本文主要是mark下Virtio-net failover: An introduction相关notes。

Virtio-net failover is a virtualization technology that allows a virtual machine (VM) to switch from a Virtual Function I/O (VFIO) device to a virtio-net device when the VM needs to be migrated from a host to another.

On one hand, the Single Root I/O Virtualization (SR-IOV) technology allows a device like a networking card to be split into several devices (the Virtual Functions) and with the help of the VFIO technology, the kernel of the VM can directly drive these devices. This is interesting in terms of performance, because it can reach the same level as a bare metal system. In this case, the cost of the performance is that a VFIO device cannot be migrated.

On the other hand, virtio-net is a paravirtualized networking device that has good performance and can be migrated. The trade off is that performance is not as good as with VFIO devices.

Virtio-net failover tries to bring the best of both worlds: performance of a VFIO device with the migration capability of a virtio-net device.

Principles

Virtio-net failover relies on a several blocks of technology to migrate a VM using a VFIO device:

  • Live migration, to move the VM from one host to another
  • Virtio-net, to keep network connection while the migration is in progress
  • VFIO, to use a host hardware device
  • Failover, to switch from a networking device to another in a transparent way

Failover

Failover is a term that comes from the high availability (HA) domain in an attempt to provide reliability, availability and serviceability (RAS) to a system.

The principle of failover is to bind two devices together, so called the primary and the standby, in a redundant way. The system only uses the primary device, but if the primary device becomes unavailable, unusable or disconnected, the failover manager can detect the problem and disable the primary device to switch to the standby device.

The standby is used to maintain service availability. While the standby is in use, an operator can remove the dysfunctional device and replace it with a healthy one. Once the problem is corrected, the new device can be used as the new standby device while the old standby device becomes the new primary device. Alternately, the newly replaced device could be restored as the primary device and the other switched back to standby.
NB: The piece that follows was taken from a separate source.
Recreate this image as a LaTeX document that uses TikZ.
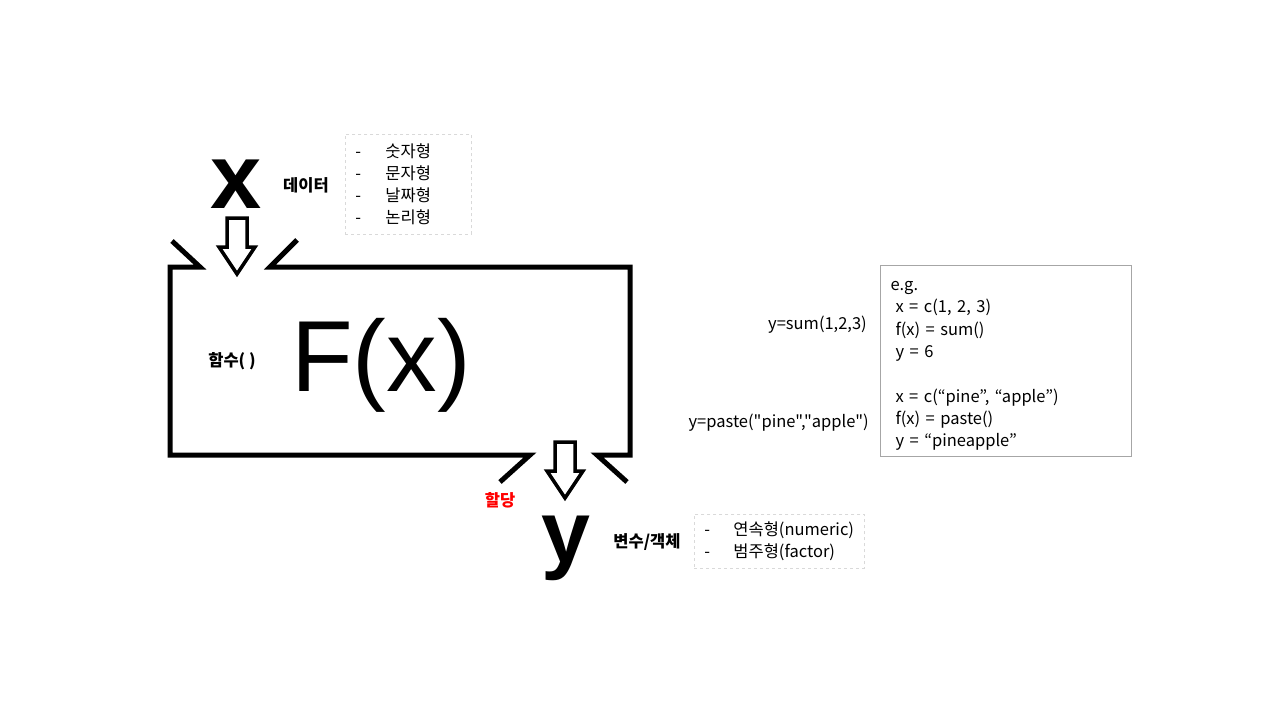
\documentclass[tikz,border=0pt]{standalone}
\usepackage{fontspec}
\setmainfont{Noto Sans CJK KR}[Ligatures=TeXOff]
\newfontfamily\bigfont{Liberation Sans}
\usetikzlibrary{positioning}

\tikzset{
  frame/.style={line width=5pt, line join=miter},
  hollowarrow/.style={line width=3.5pt, line join=miter, fill=white},
  tag/.style={inner sep=0pt, font=\fontsize{16.5}{18}\selectfont\bfseries},
  txt/.style={inner sep=0pt, font=\fontsize{16.5}{18}\selectfont},
  listbox/.style={draw=gray!30, dashed, line width=0.9pt, align=left,
    inner xsep=10pt, inner ysep=0pt, font=\fontsize{16.5}{22}\selectfont},
  codebox/.style={draw=gray!70, line width=1pt, align=left,
    inner xsep=10pt, inner ysep=0pt, font=\fontsize{16.5}{22.3}\selectfont}
}

\begin{document}
\begin{tikzpicture}[x=1pt,y=-1pt]

		\useasboundingbox (0,0) rectangle (1280,720);

		% Frame of the function
		\draw[frame] (172,241) -- (200,267) -- (170,267) -- (170,455) -- (530,455) -- (500,482);
		\draw[frame] (297,240) -- (270,267) -- (630,267) -- (630,455) -- (597,455) -- (627,482);

		% Input and output arrows
		\draw[hollowarrow] (227,218) -- (247,218) -- (247,247) -- (255,247) -- (237,274)
			-- (219,247) -- (227,247) -- cycle;
		\draw[hollowarrow] (555,442) -- (575,442) -- (575,471) -- (583,471) -- (565,498)
			-- (547,471) -- (555,471) -- cycle;

		% Big letters
		\node (xin) [anchor=base, inner sep=0pt, font=\bigfont\bfseries\fontsize{92}{92}\selectfont] at (236,208) {x};
		\node (fx) [anchor=base, inner sep=0pt, font=\bigfont\fontsize{101}{101}\selectfont] at (381,391) {F(x)};
		\node (yout) [anchor=base, inner sep=0pt, font=\bigfont\bfseries\fontsize{88}{88}\selectfont] at (566,562) {y};

		% Labels
		\node (data) [tag] at (306,185) {데이터};
		\node (func) [tag] at (232,361) {함수( )};
		\node (assign) [tag, text=red] at (500,500) {할당};
		\node (var) [tag] at (647,542) {변수/객체};

		% Type lists
		\node (xtypes) [listbox, text width=106pt, minimum height=100pt, anchor=north west] at (345,134)
			{\makebox[30pt][l]{-}숫자형\\ \makebox[30pt][l]{-}문자형\\ \makebox[30pt][l]{-}날짜형\\ \makebox[30pt][l]{-}논리형};
		\node (ytypes) [listbox, text width=150pt, minimum height=54pt, anchor=north west] at (694,514)
			{\makebox[29pt][l]{-}연속형(numeric)\\ \makebox[29pt][l]{-}범주형(factor)};

		% Example
		\node (example) [codebox, text width=231pt, minimum height=191pt, anchor=north west] at (880,265)
			{\raisebox{0pt}[\dimexpr\height+10pt]{e.g.}\\ \hspace*{5pt}x = c(1, 2, 3)\\ \hspace*{5pt}f(x) = sum()\\ \hspace*{5pt}y = 6\\[22.3pt]
			\hspace*{5pt}x = c(“pine”, “apple”)\\ \hspace*{5pt}f(x) = paste()\\ \hspace*{5pt}y = “pineapple”};
		\node (sumcall) [txt, anchor=east] at (867,325) {y=sum(1,2,3)};
		\node (pastecall) [txt, anchor=east] at (869,423) {y=paste("pine","apple")};

\end{tikzpicture}
\end{document}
Virtio-net failover operation

Virtio-net failover plays with the failover principle to bind two devices together, but in this case, the VFIO device is chosen with caution to be the primary device and used during the regular state of operation of the system. When a migration occurs, the hypervisor triggers a primary device fault (by unplugging it), that will force the failover manager (in our case the guest kernel failover_net driver) to disable the primary device and use the standby device, the virtio-net device, that is able to survive to a VM live migration.

The hypervisor also takes the role of the operator by restoring the disabled device on the migration destination side by hotplugging a new VFIO device. In this case, failover_net driver is configured to restore the VFIO device as the primary and to keep the virtio-net as the standby as the devices are not identical.

To implement virtio-net failover, we need support at guest kernel level and at hypervisor level:

  • The hypervisor detects when a migration is started and unplugs the VFIO device as it cannot be migrated, at the same time it will block the migration while the VFIO card is being unplugged.
  • Guest kernel needs the ability to switch transparently between the VFIO device and the virtio-net device.
  • On normal operation, VFIO is used for its performance, but when the hypervisor asks to unplug the card, the kernel unplugs it and switches the networking traffic from the VFIO device to the virtio-net device.
  • While the migration is processed, the VM is not stopped and all the networking traffic that usually crosses the VFIO device is redirected to the virtio-net device. There is no service interruption,
  • At the end of the migration, on the destination side, the hypervisor plugs in a VFIO device, and the traffic switches back from the virtio-net device to the VFIO device.

Summary

Virtio-net failover allows a VM hypervisor to migrate a VM with a VFIO device without interrupting the network connection. To reach this goal we need collaboration between the hypervisor and the guest kernel — the hypervisor unplugs the card and the guest kernel switches the network connection to the virtio-net device, and then they restore the original state on the destination host.